Jarrin Young, Kailua
61 attempts, 467 yards
The skinny: Apparently, he didn’t play in the win over Castle, but the stats are still impressive in just four games. It’s safe to say that Kailua’s late-season hopes rest heavily on Young’s legs.
Paul-Andrew Rhoden, Campbell
68 attempts, 324 yards
The skinny: The 6-foot, 210-pound senior had his best performance of the season in the 35-34 overtime win over Leilehua — 18 carries, 108 yards, one touchdown. After pulling in 10 passes in the first three games, he’s got just one since.
Lennox Jones, Kealakehe
59 attempts, 489 yards
The skinny: The Waveriders went to Guiseppe Zapataolive and lightened the load on Jones and quarterback Jordan Cristobal in the win at Keaau. He had 33 yards on just six carries, ending his 100-yard streak at two games. I don’t have receiving stats on the Keaau game, but before that, he had 18 catches for 245 yards and a touchdown.
Malaeloa Liua, Anuenue
59 attempts, 276 yards
The skinny: The week of rest should do wonders for Na Koa. Liua has been, normally, the third wheel of the Anuenue double-wing attack. His only 100-yard game came against Kalani (19-137-0), but he found his way into the end zone last week against Roosevelt (12-53).
Mana Kaahanui, Aiea
56 attempts, 313 yards
The skinny: Since his 95-yard, two-touchdown effort in the win against Leilehua, Na Alii had given him the ball 16 times in the past two games for 78 yards. I thought he might emerge as a go-to back, but it’s somewhat like a committee situation.
Bobby Lum, Hawaii Prep
75 attempts, 532 yards
The skinny: The 195-pound junior has been a bright spot for the rebuilding Ka Makani. He had 97 yards on 19 carries against Konawaena last week.
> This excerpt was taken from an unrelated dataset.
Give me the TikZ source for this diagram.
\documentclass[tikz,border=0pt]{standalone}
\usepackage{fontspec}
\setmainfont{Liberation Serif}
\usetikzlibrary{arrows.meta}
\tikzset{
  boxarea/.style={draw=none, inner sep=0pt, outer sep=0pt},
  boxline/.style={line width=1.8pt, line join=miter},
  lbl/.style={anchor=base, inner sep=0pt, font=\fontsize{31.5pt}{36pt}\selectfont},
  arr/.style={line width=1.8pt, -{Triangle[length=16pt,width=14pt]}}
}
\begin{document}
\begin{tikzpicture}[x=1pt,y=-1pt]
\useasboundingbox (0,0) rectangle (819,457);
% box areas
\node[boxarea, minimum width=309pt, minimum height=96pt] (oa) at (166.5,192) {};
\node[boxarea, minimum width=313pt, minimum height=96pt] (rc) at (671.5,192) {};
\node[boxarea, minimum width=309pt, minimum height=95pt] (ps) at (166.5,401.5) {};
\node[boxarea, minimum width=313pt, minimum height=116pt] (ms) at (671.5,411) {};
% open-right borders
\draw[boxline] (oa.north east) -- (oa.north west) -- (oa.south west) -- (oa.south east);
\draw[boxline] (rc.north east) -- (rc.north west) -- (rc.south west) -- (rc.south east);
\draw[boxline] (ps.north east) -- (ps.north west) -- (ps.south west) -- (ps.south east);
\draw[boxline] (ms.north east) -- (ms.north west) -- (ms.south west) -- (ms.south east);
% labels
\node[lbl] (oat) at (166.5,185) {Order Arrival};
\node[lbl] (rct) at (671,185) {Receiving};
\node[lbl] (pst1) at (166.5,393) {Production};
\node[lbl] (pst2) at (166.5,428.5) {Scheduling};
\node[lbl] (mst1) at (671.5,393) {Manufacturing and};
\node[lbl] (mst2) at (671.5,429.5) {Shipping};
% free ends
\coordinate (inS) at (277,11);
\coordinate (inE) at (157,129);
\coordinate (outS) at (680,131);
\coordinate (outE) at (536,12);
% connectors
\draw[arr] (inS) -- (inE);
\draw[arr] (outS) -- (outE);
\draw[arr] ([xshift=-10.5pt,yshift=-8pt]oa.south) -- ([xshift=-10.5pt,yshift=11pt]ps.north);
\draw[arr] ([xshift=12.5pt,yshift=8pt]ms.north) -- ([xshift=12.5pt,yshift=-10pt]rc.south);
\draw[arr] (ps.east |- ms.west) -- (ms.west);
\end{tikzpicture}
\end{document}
Keoni Tom-Millare, Pac-Five
87 attempts, 356 yards
The skinny: Against a list of Top 10 teams, Tom-Millare has had his share of success, but it’s the D-II foes he’s done best against, no surprise. Against ‘Iolani: 150 rushing yards. Against Damien: 158 total yards, four touchdowns.
Jeremy Willes, Waianae
Alakai Kealoha, Waianae
The skinny: Since Waianae’s return to run-heavy offense, they’ve won three games in a row. Wiles (5-8, 160) has 271 yards and 5 touchdowns, and Kealoha (5-11, 200) has 258 yards and two touchdowns. The turnaround came in the nick of time; the Seariders began OIA Red West play 0-2, but are now 3-2.
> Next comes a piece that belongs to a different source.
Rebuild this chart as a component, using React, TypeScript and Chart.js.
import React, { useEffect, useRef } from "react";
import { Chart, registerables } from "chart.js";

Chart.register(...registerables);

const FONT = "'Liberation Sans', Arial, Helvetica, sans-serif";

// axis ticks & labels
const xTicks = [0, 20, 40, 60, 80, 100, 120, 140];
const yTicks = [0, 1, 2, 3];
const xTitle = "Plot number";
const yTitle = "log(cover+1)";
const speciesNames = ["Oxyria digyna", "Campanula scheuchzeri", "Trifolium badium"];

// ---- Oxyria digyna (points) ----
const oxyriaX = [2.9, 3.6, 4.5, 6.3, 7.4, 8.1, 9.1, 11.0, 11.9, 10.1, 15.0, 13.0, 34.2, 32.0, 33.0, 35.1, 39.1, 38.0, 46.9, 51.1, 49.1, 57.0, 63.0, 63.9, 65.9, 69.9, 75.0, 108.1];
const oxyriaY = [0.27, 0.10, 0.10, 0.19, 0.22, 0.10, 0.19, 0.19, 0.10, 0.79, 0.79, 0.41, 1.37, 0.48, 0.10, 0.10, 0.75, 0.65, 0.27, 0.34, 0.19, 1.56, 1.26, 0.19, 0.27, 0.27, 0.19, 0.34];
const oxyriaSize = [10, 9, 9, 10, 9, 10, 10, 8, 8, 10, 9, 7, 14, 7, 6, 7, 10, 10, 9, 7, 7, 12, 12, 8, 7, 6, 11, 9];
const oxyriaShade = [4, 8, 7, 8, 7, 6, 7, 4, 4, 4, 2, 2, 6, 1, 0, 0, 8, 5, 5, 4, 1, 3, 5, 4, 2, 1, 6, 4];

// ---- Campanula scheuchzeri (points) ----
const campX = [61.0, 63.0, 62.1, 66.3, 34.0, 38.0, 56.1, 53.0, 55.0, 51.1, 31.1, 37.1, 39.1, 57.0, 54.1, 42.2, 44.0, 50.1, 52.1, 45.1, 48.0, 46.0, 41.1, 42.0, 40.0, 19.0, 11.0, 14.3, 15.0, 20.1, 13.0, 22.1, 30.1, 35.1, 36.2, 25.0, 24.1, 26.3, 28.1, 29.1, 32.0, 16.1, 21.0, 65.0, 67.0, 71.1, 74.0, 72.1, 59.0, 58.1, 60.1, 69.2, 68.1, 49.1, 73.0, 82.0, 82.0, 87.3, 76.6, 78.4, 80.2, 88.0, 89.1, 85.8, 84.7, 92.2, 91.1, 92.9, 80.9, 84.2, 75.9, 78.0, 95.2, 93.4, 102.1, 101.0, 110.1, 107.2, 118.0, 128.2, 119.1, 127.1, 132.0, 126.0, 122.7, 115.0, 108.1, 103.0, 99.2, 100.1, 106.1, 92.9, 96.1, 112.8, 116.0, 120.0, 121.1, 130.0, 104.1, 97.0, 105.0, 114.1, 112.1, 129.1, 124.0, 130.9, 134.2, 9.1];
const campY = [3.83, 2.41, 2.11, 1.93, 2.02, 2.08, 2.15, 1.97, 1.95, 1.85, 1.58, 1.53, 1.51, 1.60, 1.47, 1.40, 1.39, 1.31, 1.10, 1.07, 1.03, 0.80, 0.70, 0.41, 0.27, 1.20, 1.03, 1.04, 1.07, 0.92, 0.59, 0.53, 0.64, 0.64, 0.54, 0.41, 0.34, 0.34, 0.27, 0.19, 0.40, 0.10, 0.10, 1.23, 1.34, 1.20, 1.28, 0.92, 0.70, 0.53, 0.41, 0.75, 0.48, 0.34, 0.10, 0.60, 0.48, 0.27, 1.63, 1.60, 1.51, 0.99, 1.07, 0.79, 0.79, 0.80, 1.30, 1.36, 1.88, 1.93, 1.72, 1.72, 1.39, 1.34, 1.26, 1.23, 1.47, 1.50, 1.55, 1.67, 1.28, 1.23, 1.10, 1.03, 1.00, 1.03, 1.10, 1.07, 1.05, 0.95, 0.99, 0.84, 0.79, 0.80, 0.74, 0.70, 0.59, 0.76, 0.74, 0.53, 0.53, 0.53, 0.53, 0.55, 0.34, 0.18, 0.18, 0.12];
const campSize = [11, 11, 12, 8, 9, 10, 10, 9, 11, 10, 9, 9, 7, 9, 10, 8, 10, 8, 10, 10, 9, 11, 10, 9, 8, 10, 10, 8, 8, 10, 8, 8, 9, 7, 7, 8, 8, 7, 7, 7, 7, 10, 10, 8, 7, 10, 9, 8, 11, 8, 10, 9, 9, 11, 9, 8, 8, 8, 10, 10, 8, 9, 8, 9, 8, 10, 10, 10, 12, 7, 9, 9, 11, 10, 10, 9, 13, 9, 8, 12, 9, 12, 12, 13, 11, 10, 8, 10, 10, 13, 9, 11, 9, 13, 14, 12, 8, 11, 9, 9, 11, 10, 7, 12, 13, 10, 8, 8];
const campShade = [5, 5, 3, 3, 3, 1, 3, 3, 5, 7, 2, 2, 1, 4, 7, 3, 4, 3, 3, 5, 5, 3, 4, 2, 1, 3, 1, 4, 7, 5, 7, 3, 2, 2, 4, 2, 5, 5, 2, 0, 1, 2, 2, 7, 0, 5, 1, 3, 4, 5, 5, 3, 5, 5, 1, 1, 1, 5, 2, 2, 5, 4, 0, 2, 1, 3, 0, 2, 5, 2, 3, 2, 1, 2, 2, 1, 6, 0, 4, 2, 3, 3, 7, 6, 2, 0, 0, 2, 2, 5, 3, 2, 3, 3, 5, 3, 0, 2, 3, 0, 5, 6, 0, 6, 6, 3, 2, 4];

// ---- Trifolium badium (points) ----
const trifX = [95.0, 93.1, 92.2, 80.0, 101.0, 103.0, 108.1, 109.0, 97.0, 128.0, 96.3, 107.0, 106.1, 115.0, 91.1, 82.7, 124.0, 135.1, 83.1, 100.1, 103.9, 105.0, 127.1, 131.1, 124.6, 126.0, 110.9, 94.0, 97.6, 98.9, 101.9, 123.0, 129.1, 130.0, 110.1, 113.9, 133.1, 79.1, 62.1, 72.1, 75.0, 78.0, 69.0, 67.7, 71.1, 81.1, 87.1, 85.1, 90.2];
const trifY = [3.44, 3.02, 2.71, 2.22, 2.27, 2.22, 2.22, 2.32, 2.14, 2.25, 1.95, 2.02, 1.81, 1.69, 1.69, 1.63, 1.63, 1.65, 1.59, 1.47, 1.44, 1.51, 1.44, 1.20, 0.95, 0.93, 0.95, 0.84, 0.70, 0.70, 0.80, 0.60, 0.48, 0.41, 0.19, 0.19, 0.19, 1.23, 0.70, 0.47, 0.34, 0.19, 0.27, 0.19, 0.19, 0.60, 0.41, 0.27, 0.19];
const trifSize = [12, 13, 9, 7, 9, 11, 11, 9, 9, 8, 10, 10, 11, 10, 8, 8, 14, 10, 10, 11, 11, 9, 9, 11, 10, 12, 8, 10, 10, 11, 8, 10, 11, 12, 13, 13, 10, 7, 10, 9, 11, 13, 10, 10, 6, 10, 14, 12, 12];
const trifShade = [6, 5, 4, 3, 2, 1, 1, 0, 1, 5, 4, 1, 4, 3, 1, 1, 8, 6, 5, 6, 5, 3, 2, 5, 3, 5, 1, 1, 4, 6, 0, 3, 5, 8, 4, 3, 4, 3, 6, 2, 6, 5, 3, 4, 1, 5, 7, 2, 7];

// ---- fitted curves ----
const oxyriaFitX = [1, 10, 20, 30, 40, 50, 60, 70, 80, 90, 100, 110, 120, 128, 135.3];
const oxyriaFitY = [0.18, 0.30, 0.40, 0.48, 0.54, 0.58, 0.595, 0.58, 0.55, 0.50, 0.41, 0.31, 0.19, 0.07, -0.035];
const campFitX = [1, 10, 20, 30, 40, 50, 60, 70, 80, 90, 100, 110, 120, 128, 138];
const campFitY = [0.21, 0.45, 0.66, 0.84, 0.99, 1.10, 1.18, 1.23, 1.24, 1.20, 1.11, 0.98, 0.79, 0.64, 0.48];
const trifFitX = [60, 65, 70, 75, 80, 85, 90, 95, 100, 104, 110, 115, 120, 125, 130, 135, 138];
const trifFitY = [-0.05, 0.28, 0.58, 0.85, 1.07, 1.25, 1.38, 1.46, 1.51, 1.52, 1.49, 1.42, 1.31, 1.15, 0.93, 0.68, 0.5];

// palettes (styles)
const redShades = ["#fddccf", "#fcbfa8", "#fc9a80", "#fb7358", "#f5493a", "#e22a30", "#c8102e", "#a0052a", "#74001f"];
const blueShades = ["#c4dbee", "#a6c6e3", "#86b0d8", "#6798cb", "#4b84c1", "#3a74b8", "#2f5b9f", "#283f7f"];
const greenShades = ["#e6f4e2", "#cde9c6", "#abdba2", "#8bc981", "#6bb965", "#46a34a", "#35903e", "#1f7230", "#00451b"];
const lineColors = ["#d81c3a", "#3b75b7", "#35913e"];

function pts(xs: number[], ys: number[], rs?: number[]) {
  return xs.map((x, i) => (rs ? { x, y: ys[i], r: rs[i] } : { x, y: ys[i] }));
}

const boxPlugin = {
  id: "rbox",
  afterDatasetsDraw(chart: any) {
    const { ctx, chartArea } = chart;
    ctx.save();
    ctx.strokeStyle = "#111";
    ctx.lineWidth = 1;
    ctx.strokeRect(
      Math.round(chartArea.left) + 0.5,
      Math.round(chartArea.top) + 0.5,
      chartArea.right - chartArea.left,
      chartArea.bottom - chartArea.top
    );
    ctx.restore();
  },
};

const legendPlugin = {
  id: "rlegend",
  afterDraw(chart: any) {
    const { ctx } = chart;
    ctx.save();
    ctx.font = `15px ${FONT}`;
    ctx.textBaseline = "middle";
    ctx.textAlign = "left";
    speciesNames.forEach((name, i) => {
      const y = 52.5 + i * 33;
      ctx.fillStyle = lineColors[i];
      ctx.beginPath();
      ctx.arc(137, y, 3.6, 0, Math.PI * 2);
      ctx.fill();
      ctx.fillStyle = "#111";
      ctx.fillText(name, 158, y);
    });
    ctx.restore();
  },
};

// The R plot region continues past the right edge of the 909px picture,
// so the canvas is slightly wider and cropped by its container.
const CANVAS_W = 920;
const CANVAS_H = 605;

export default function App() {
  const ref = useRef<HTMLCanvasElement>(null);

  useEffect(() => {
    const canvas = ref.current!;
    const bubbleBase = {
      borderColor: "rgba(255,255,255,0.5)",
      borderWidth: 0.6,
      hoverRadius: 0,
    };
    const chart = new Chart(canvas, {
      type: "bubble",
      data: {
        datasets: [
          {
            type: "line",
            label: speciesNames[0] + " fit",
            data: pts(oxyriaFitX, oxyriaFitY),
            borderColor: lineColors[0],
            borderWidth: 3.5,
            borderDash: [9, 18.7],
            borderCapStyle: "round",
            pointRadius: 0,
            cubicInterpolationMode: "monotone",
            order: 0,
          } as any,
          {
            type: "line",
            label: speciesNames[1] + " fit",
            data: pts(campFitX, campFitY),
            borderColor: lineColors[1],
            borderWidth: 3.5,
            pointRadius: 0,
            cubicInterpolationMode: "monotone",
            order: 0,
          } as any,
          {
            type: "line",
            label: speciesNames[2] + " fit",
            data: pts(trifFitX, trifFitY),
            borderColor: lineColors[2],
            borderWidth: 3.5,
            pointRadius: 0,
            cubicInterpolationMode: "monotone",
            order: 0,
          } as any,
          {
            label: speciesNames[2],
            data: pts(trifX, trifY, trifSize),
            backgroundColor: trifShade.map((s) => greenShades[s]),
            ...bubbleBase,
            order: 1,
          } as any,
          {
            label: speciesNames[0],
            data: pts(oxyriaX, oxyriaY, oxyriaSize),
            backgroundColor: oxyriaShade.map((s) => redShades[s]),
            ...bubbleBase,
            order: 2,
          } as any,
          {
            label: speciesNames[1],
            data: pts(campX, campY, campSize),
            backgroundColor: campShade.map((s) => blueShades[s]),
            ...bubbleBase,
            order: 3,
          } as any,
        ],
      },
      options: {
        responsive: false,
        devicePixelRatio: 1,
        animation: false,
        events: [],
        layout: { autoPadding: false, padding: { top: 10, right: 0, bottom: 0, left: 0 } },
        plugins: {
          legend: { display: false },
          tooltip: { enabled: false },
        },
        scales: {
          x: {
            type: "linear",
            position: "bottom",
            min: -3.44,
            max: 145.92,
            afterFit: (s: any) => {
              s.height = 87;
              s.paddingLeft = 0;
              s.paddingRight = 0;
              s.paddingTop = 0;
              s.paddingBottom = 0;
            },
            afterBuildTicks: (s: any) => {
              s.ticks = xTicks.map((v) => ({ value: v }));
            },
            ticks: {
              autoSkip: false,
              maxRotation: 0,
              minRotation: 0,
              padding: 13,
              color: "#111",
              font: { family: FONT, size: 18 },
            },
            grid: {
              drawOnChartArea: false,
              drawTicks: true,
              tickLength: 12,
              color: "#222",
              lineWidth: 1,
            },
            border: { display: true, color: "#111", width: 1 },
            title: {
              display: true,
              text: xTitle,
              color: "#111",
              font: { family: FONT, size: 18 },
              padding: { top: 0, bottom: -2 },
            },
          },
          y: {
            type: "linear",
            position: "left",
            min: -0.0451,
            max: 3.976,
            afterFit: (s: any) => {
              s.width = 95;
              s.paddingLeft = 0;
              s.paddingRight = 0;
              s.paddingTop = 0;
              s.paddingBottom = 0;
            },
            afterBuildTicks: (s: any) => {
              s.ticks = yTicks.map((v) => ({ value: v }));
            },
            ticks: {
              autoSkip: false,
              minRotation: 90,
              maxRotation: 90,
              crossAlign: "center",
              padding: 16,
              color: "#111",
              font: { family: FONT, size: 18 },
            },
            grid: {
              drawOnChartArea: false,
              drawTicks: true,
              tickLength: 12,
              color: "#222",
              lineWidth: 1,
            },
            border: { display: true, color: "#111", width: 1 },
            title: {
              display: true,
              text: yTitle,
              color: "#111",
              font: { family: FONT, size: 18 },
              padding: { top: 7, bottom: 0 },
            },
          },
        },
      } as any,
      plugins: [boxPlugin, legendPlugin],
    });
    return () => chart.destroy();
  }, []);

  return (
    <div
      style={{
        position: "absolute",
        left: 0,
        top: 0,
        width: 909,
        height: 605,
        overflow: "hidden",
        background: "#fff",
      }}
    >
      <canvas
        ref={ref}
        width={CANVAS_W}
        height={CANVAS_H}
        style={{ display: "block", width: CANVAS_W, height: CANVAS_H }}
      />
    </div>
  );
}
That’s it for this week with RB stats. There are a lot of backs who have turned in good performances in the past two weeks; I’ll post most (or all) of them in the Top Players update later this week. But for now, that’s the RB list — rushers who have produced for a significant stretch of time, regardless of whether they’re playing for a giant school or a tiny one.